> [Problem]
Scan the entries below and extract each line with the word "this" in it.
╭─ Records to use
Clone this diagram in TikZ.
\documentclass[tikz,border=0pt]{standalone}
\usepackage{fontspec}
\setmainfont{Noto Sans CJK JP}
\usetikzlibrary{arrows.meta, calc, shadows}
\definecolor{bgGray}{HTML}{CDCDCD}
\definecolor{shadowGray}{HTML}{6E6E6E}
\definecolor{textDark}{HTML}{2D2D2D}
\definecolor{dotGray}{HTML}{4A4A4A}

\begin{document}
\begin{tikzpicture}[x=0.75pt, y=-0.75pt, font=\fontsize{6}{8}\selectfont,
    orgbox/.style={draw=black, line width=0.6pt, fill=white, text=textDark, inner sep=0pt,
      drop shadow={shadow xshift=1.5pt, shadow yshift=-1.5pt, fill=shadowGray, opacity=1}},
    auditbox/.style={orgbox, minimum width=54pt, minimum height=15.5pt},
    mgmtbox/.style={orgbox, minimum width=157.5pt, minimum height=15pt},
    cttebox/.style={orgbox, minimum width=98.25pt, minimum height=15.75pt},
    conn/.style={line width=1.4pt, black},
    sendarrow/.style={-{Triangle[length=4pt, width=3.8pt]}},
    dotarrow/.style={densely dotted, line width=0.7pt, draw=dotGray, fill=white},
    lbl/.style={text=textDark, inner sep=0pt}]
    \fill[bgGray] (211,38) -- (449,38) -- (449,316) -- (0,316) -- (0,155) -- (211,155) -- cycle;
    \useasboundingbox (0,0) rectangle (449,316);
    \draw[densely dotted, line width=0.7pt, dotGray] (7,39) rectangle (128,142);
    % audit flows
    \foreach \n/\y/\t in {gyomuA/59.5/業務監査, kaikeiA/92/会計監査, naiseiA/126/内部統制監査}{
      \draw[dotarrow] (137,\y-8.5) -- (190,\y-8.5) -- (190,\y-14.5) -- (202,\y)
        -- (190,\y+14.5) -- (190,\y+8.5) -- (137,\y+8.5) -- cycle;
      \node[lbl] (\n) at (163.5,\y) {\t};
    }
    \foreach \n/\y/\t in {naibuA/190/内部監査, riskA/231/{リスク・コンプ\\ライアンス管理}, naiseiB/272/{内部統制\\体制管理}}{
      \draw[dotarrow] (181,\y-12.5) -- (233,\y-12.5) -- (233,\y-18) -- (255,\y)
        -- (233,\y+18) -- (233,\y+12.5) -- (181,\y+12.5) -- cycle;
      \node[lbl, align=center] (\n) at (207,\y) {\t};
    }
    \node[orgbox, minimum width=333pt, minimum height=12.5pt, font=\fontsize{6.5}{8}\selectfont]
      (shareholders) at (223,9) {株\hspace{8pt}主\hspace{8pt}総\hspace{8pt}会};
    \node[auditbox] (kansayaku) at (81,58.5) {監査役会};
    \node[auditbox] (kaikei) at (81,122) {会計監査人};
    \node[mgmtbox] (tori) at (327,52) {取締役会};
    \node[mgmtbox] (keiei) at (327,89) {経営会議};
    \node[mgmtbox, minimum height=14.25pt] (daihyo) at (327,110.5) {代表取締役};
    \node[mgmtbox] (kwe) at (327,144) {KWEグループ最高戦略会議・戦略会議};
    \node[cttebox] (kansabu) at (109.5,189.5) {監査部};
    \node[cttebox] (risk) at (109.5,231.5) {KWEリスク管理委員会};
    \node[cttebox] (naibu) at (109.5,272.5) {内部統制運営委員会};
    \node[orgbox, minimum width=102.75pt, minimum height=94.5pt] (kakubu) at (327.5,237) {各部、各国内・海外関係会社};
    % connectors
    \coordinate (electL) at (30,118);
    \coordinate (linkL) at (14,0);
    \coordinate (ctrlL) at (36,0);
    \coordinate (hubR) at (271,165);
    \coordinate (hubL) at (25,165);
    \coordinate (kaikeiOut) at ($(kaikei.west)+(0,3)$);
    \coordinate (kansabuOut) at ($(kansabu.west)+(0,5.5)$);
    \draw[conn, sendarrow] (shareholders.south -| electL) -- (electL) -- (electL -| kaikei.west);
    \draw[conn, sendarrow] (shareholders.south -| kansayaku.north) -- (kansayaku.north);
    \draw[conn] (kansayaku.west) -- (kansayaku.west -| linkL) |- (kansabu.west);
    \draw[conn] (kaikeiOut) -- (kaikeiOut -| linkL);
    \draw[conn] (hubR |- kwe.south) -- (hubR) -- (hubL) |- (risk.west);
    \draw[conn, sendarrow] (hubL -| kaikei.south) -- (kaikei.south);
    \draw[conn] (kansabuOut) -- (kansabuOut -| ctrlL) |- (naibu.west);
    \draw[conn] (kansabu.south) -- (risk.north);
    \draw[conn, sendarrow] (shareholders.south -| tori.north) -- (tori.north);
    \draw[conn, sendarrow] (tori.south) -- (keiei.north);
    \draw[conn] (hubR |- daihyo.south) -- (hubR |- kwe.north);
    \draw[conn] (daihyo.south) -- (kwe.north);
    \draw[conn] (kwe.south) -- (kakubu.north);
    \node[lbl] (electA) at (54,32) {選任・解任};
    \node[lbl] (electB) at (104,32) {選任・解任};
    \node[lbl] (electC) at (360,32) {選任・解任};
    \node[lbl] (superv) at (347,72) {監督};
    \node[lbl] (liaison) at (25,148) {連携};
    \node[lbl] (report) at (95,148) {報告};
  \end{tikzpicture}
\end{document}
╰─
╭─ Records to use
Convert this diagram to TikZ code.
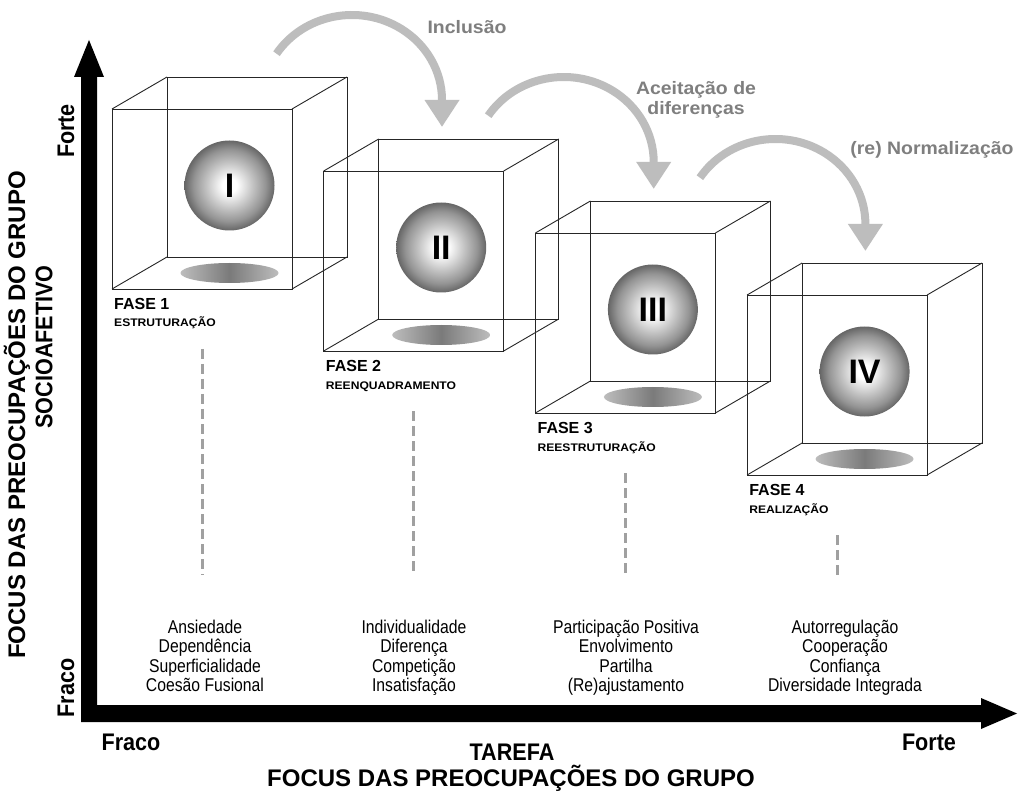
╰─
> [Answer]
Clone this diagram in TikZ.
Convert this diagram to TikZ code.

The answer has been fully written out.